Personalities are complex, and we need to respect individual tendencies to interact in ways that are natural and comfortable. As parents it is important to respect the uniqueness of each of our children, but we can scaffold their social development
Keep in mind that shy kids are also self-reliant, thoughtful, intuitive, great listeners, and very empathetic. The world will likely be a gentler place because of them.
Once parents recognize these natural behaviors, and embrace the positive side, they can work with them instead of against them. It is possible to help a shy child learn to be more confident and comfortable around others.
Tips for Helping a Shy Child:
1. Avoid labeling your child as “Shy.”
If people say your child is “shy,” gently correct them in front of your child. For example, “He’s not shy – he just takes a little while to get comfortable and then he’ll join in.”
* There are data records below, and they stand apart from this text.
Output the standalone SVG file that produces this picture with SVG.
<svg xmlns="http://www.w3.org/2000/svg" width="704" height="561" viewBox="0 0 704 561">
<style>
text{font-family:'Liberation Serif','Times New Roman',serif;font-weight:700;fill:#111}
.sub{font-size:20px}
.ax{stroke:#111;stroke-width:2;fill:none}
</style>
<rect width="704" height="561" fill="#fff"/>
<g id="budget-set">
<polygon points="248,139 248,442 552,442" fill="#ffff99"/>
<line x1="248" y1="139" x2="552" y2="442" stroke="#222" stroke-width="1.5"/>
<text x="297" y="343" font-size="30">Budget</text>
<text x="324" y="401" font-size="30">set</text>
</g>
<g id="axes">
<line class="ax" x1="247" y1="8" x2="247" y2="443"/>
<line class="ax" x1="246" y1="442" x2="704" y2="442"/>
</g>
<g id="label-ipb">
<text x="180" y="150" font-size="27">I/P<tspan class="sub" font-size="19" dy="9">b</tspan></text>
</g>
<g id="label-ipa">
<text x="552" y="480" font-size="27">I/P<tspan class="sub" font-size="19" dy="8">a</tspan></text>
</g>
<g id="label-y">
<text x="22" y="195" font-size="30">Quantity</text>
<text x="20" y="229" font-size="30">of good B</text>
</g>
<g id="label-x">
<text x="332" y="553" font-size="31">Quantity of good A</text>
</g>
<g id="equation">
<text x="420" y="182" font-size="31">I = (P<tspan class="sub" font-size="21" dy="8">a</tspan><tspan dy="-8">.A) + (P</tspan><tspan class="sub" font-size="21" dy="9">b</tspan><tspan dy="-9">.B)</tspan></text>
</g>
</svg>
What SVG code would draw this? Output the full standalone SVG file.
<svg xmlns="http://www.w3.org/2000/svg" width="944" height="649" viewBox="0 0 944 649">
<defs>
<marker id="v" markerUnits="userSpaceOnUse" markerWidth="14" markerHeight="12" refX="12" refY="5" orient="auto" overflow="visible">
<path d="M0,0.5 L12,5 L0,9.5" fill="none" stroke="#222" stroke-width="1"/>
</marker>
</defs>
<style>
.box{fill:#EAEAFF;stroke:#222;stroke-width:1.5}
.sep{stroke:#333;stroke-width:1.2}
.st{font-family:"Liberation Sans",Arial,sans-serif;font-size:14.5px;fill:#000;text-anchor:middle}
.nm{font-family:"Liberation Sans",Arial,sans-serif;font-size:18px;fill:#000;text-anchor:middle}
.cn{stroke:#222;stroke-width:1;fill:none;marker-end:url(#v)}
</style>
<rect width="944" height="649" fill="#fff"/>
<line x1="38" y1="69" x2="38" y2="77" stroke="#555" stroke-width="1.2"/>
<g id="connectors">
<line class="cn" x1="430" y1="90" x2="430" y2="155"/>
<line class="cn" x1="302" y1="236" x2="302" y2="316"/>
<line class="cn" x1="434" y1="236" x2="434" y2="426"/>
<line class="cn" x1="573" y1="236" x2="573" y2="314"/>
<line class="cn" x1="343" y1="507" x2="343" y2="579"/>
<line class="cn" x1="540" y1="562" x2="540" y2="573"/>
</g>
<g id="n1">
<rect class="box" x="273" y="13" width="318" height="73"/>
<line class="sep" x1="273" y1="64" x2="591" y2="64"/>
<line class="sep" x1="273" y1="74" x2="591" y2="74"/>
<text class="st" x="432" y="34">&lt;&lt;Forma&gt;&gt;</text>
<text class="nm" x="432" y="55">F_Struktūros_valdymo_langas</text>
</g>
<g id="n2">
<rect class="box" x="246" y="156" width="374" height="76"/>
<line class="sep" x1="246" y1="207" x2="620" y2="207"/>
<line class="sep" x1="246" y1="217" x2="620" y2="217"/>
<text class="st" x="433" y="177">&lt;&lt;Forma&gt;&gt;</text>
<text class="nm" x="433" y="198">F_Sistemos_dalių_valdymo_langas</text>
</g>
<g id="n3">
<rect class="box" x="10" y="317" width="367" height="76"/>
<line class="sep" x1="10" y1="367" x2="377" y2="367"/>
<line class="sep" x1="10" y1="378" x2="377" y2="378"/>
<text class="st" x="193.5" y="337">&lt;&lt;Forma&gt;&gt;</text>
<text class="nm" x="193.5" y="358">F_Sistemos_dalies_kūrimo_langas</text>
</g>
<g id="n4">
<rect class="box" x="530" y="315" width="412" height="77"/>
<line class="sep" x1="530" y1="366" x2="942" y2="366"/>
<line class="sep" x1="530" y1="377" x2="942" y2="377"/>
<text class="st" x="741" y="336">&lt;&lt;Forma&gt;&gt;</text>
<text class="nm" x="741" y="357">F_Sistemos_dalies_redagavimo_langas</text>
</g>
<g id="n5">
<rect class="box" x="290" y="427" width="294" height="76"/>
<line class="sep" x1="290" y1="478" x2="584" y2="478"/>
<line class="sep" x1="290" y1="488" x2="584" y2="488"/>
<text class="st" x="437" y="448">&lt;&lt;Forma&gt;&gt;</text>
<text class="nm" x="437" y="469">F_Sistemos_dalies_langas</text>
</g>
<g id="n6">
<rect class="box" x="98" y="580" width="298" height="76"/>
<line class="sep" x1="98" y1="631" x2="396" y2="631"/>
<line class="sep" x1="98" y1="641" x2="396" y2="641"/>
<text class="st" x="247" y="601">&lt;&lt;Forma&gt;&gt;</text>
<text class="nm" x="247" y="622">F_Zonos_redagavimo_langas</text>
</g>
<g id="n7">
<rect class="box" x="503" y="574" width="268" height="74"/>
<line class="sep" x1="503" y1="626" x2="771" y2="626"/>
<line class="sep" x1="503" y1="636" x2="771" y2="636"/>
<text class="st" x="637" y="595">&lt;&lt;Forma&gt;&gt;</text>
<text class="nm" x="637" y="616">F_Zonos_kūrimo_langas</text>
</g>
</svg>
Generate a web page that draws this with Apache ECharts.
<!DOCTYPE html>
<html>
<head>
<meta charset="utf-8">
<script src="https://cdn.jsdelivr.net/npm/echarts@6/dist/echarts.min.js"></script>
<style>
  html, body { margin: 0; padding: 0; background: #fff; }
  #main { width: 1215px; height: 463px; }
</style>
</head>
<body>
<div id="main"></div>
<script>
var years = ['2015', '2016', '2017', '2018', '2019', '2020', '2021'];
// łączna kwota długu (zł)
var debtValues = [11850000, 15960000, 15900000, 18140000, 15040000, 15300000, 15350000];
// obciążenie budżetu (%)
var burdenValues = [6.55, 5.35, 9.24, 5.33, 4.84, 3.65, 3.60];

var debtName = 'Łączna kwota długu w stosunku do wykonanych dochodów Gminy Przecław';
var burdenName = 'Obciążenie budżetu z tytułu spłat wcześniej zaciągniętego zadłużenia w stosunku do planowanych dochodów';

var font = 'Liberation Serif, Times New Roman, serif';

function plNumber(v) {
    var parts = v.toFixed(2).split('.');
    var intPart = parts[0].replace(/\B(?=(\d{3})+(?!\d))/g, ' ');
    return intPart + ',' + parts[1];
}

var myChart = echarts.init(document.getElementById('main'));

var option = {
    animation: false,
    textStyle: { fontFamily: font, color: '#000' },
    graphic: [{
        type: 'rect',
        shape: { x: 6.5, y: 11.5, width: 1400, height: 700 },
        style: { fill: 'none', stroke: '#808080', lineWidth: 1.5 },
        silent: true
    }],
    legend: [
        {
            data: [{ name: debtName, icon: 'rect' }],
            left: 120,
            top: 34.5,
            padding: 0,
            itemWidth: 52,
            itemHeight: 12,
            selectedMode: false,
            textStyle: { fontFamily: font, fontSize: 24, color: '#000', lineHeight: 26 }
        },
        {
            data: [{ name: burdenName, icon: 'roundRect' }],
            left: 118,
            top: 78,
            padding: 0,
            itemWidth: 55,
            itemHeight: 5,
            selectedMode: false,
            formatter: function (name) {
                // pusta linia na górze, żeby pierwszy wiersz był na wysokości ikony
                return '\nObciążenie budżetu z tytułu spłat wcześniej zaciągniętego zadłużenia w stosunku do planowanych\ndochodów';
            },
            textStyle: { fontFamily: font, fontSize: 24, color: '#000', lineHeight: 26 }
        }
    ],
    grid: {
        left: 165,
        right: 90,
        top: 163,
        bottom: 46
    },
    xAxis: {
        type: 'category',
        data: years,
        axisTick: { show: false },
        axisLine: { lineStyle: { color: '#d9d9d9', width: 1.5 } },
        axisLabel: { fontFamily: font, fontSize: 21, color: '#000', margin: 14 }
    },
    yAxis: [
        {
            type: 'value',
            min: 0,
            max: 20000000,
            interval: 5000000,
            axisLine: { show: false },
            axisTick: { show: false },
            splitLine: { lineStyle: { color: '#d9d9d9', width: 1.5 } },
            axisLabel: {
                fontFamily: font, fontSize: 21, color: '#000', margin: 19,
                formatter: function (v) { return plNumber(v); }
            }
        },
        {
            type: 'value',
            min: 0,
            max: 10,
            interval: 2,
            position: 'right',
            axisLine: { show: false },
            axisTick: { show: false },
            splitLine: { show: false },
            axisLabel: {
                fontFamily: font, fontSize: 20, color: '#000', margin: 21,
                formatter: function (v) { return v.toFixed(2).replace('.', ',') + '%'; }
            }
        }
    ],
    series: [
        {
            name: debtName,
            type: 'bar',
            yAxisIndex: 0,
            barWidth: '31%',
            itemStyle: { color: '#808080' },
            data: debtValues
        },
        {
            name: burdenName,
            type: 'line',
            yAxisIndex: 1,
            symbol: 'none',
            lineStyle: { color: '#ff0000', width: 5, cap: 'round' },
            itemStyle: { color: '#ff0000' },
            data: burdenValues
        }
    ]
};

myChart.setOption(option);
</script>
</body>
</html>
Or: “Susie likes to think things through before rushing in.”
Listen to your child in any situation and encourage her to talk about her fears.
Let her know that you have faith in her: “I can see you’re feeling a little worried, but I’m really confident you’ll be able to handle it.” Help your child have a positive view of herself.
(I still remember an important tip my grandfather gave to me. I moved to a new school in the middle of first grade. I was terrified to try to meet new friends. My grandfather said, “just look at friends in your class and smile.” I think of that advice often as I have learned that making eye contact and connecting with a smile is a powerful way to open up a conversation.”}
2. Lay out expectations for your child before you arrive at a destination.
Think about times when your child is particularly clingy and then role-play to rehearse
those situations. In all situations, your child’s anxiety will decrease if she knows what to expect. Make a game of it, such as meeting a new child at school. Switch roles so your child can experience both sides of the social equation.
For example, you can state, “when we arrive at the birthday party, you will see Cindy, Mary, James, and a few other children from the neighborhood. You will play some fun games outside, then you will come inside, sing a birthday song, and eat birthday cake. Then you will watch Matthew open some birthday presents. I will come and pick you up when the party is over.”
3. Model positive social behavior.
Children learn from watching others so show them how to act: introduce yourself to new people, be kind and outgoing, ask people for help, give compliments to friends, thank others for their time.
Take time to practice the art of confident interaction. For example you can practice how to face someone with your whole body, look directly at them, and answer questions in a voice that the person can hear.
What seems intuitive to you may not be to your child. Practice and repetition helps build confidence in any social engagement.
Normalize doubts: Let your child know that “everyone feels unsure from time to time.” Share some of the challenges that you have to overcome. For example, you may explain, “Sometimes I feel worried about speaking up at work, but I always make an effort and feel good afterwards.”
And don’t push too hard – let your child approach situations at his own pace, not yours. Your child may stay near your side longer than you feel is necessary in public places. Even though you may feel a need to tell her to go out and mingle, her need may be to stay near your side. It is okay to give her time to feel comfortable.
4. Praise your child for “brave” social behavior.
For example, “David, I liked the way you said hello to the boy in the park. Did you notice how he smiled when you did that?”
Or: “You met a new friend today even though you felt nervous, that was really brave.” This will help your child to develop an inner sense of achievement and pride.
Avoid over-comforting your child. It sends the message that you think this is a scary situation. This might accidentally reward your child’s shy behavior. Let your child know you’re confident about her ability to handle social situations.
5. Provide opportunities for your child to be with other young children.
Preschool is a wonderful way for your child to learn to interact with others and find new friends. The routine of participating with children in shared activities helps your child feel at ease with other children.
Arranging play dates is another way for your child to interact and learn about the “give and take” of playing with a new friend. Play dates at a friend’s house gives your child skills to adjust to new settings. (You may need to stay with him for a while at first, but you can gradually reduce the time you stay with him.}
Encourage other activities, also with a step-by-step approach. For example, if your child wants to do ballet but is nervous about being in a class, take her to watch the group for the first week, then suggest she joins in the next week while you stay in the room. Then build up to leaving the room for brief periods. Before long, she should feel comfortable.
Give your child chances to use and practice their social skills. In the store, encourage him to pay the cashier. At dinner in a restaurant, have her order her own meal. Give them the chance to speak up for themselves instead of you doing it for them.
And above all, show love and acceptance. Let her know it’s OK to feel shy at times.